J’avais découvert Sophie de Baere avec son premier roman, La Dérobée, et avais été immédiatement emballée par sa plume et son talent narratif. J’ai à nouveau été transportée et bouleversée par cette intrigue, inspirée, aussi surprenant que cela puisse paraître, d’une histoire vraie. Cette fiction repose donc sur un fait divers. Un autre roman a d’ailleurs abordé la question récemment. Je l’avais beaucoup aimé aussi, chroniqué sur L’Apostrophée… Au risque de trop en dire, je ne dévoilerai pas ici duquel il s’agit !

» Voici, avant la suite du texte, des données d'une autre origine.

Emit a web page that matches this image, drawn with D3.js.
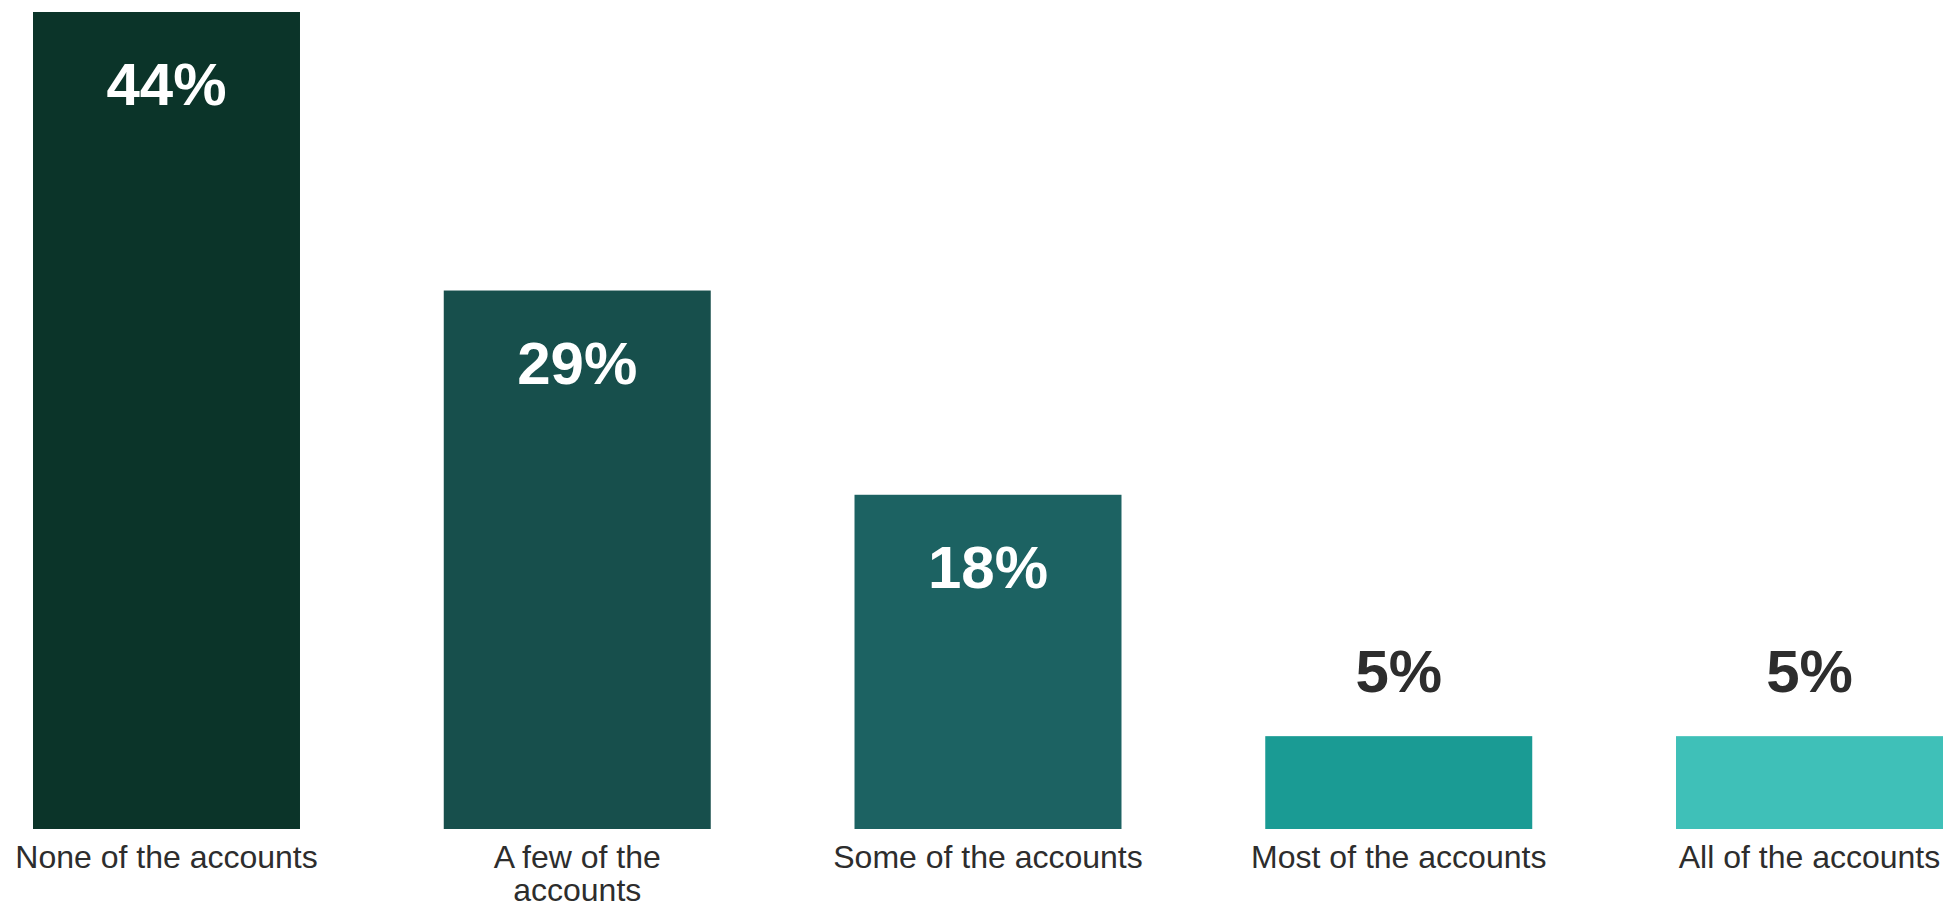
<!DOCTYPE html>
<html>
<head>
<meta charset="utf-8">
<script src="https://cdn.jsdelivr.net/npm/d3@7/dist/d3.min.js"></script>
<style>
  html, body { margin: 0; padding: 0; background: #ffffff; }
  svg { display: block; }
</style>
</head>
<body>
<svg id="chart" width="1944" height="908"></svg>
<script>
const categories = ["None of the accounts", "A few of the accounts", "Some of the accounts", "Most of the accounts", "All of the accounts"];
const categoryLines = [["None of the accounts"], ["A few of the", "accounts"], ["Some of the accounts"], ["Most of the accounts"], ["All of the accounts"]];
const values = [44, 29, 18, 5, 5];
const valueLabels = ["44%", "29%", "18%", "5%", "5%"];
const barColors = ["#0b3429", "#174f4c", "#1c6262", "#1a9b94", "#3fc0b8"];

const svg = d3.select("#chart");
const font = "'Liberation Sans', Arial, sans-serif";

const x = d3.scaleBand().domain(categories).range([33, 1943]).paddingInner(0.35).paddingOuter(0);
const y = d3.scaleLinear().domain([0, 44]).range([829, 12]);

const data = categories.map((c, i) => ({ c, v: values[i], label: valueLabels[i], color: barColors[i], lines: categoryLines[i] }));

svg.selectAll("rect.bar").data(data).enter().append("rect")
  .attr("class", "bar")
  .attr("x", d => x(d.c))
  .attr("y", d => y(d.v))
  .attr("width", x.bandwidth())
  .attr("height", d => y(0) - y(d.v))
  .attr("fill", d => d.color);

// value labels: inside for tall bars, above for short bars
svg.selectAll("text.val").data(data).enter().append("text")
  .attr("class", "val")
  .attr("x", d => x(d.c) + x.bandwidth() / 2)
  .attr("y", d => d.v >= 10 ? y(d.v) + 93 : y(d.v) - 44)
  .attr("text-anchor", "middle")
  .attr("font-family", font)
  .attr("font-weight", "bold")
  .attr("font-size", 60)
  .attr("fill", d => d.v >= 10 ? "#ffffff" : "#2d2d2d")
  .text(d => d.label);

// category labels
const cat = svg.selectAll("text.cat").data(data).enter().append("text")
  .attr("class", "cat")
  .attr("x", d => x(d.c) + x.bandwidth() / 2)
  .attr("y", 868)
  .attr("text-anchor", "middle")
  .attr("font-family", font)
  .attr("font-size", 32)
  .attr("fill", "#2d2d2d");
cat.selectAll("tspan").data(d => d.lines.map(l => ({ l, cx: x(d.c) + x.bandwidth() / 2 }))).enter().append("tspan")
  .attr("x", t => t.cx)
  .attr("dy", (t, i) => i === 0 ? 0 : 33)
  .text(t => t.l);
</script>
</body>
</html>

Le sujet des « Corps conjugaux » est difficile, âpre et terriblement délicat. S’y frotter était nécessairement périlleux. J’ai lu ce livre la gorge totalement nouée, n’imaginant qu’une fin dramatique, digne des plus anciennes tragédies grecques. Tout le talent de l’auteur est de parvenir, par son écriture poétique, ciselée et portée par des émotions fortes, non seulement à tenir son récit avec un final moins lugubre qu’il n’aurait pu l’être mais, surtout, de susciter de l’empathie pour cette femme qui décide sciemment d’abandonner les siens.

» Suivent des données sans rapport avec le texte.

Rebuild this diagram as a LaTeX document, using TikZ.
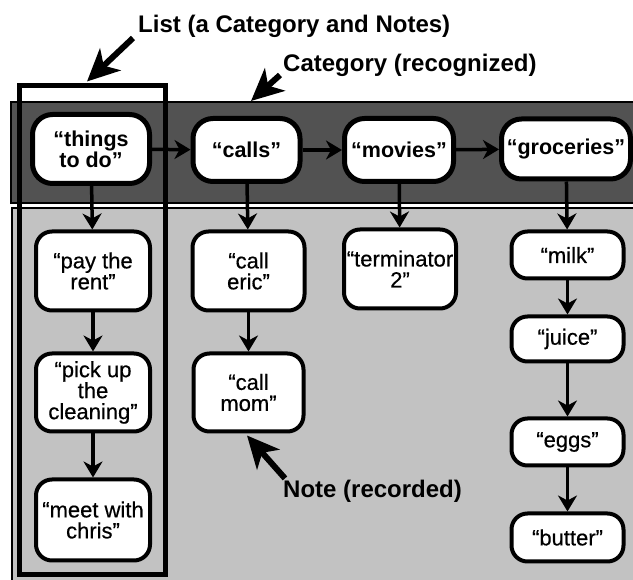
\documentclass[tikz,border=0pt]{standalone}
\usepackage{fontspec}
\setmainfont{Liberation Sans}
\newfontfamily\notefont[FakeBold=0.5]{Liberation Sans}
\usepackage{tikz}
\usetikzlibrary{arrows.meta}

\begin{document}
\begin{tikzpicture}[x=1pt,y=-1pt,
        catbox/.style={draw,line width=5pt,fill=white,rounded corners=20pt,inner sep=0pt,align=center,font=\fontsize{21.5}{19}\selectfont\bfseries},
        notebox/.style={draw,line width=4pt,fill=white,rounded corners=16pt,inner sep=0pt,align=center,font=\fontsize{22}{21}\notefont},
        flow/.style={line width=3.5pt,-{Stealth[length=16pt,width=19pt,inset=5pt]}},
        callout/.style={line width=6pt,-{Stealth[length=32pt,width=30pt,inset=9pt]}},
        calltext/.style={inner sep=0pt,anchor=base west,font=\fontsize{24}{26}\selectfont\bfseries}]
        \useasboundingbox (0,0) rectangle (633,580);

        \fill[black!24] (12,208) rectangle (633,580);
        \draw[line width=1.5pt] (12,580) -- (12,208) -- (633,208);
        \filldraw[fill=black!68,draw=black,line width=2pt] (11,102) rectangle (640,203);

        \node[catbox,minimum width=117pt,minimum height=69pt] (things) at (91,149) {“things\\to do”};
        \node[catbox,minimum width=107pt,minimum height=63pt] (calls) at (246.5,150) {“calls”};
        \node[catbox,minimum width=109pt,minimum height=63pt] (movies) at (399,150) {“movies”};
        \node[catbox,minimum width=129pt,minimum height=60pt] (groceries) at (566,149) {“groceries”};

        \node[notebox,minimum width=114pt,minimum height=79pt] (rent) at (93,271) {“pay the\\rent”};
        \node[notebox,minimum width=114pt,minimum height=78pt] (cleaning) at (93,392.5) {“pick up\\the\\cleaning”};
        \node[notebox,minimum width=114pt,minimum height=81pt] (chris) at (93,520) {“meet with\\chris”};
        \node[notebox,minimum width=112pt,minimum height=79pt] (eric) at (248.5,271) {“call\\eric”};
        \node[notebox,minimum width=110pt,minimum height=78pt] (mom) at (248.5,392.5) {“call\\mom”};
        \node[notebox,minimum width=112pt,minimum height=79pt] (term) at (400,269) {“terminator\\2”};
        \node[notebox,minimum width=112pt,minimum height=47pt] (milk) at (567.5,255) {“milk”};
        \node[notebox,minimum width=112pt,minimum height=45pt] (juice) at (567.5,339) {“juice”};
        \node[notebox,minimum width=112pt,minimum height=47pt] (eggs) at (567.5,442) {“eggs”};
        \node[notebox,minimum width=112pt,minimum height=48pt] (butter) at (567.5,537.5) {“butter”};

        \node[draw,line width=5pt,minimum width=146pt,minimum height=489pt,inner sep=0pt] (list) at (92,330.5) {};

        \draw[flow] (things) -- (calls);
        \draw[flow] (calls) -- (movies);
        \draw[flow] (movies) -- (groceries);
        \draw[flow] (things) -- (rent);
        \draw[flow] (rent) -- (cleaning);
        \draw[flow] (cleaning) -- (chris);
        \draw[flow] (calls) -- (eric);
        \draw[flow] (eric) -- (mom);
        \draw[flow] (movies) -- (term);
        \draw[flow] (groceries) -- (milk);
        \draw[flow] (milk) -- (juice);
        \draw[flow] (juice) -- (eggs);
        \draw[flow] (eggs) -- (butter);

        \node[calltext] (listlbl) at (138,33) {List (a Category and Notes)};
        \node[calltext] (catlbl) at (283,72) {Category (recognized)};
        \node[calltext] (notelbl) at (283,498) {Note (recorded)};
        \coordinate (cattip) at (251,101);

        \draw[callout] ([xshift=-5pt,yshift=-5pt]listlbl.base west) -- ([xshift=-5pt,yshift=2pt]list.north);
        \draw[callout] ([xshift=-3pt,yshift=-3pt]catlbl.base west) -- (cattip);
        \draw[callout] ([xshift=2pt,yshift=2pt]notelbl.north west) -- ([xshift=-1.5pt,yshift=-2pt]mom.south);
    \end{tikzpicture}
\end{document}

Chaque lecteur a sa propre sensibilité et pour ma part, j’ai immédiatement adopté le point de vue de Charlotte, rendant ma lecture horriblement oppressante tant il m’est difficile voire impossible d’imaginer une mère et une fille vivantes mais ignorant l’existence de l’autre. Pourtant, je me suis surprise à éprouver parfois une peine infinie pour Alice. La magie de l’écriture… Alternant les chapitres de son point de vue avec ceux où c’est Charlotte qui s’exprime, Sophie de Baere réussit à sensibiliser le lecteur au calvaire vécu par chacune, au plus profond de leur psychisme. Une construction habile, épousant la structure du livre de Marguerite Duras, « L’amant », fil rouge du roman. Une histoire forte aux confins des limites de la morale et l’amour … Un vrai coup de cœur ❤️.

 

À propos de l’auteur

Sophie de Baere est diplômée en lettres et en philosophie. Après avoir habité à Reims puis à Sydney, elle s’est installée sur les hauteurs de Nice où elle vit et enseigne toujours. Elle est également auteure, compositrice et interprète de chansons françaises.

Son premier roman, La Dérobée, est paru en avril 2018 aux éditions Anne Carrière.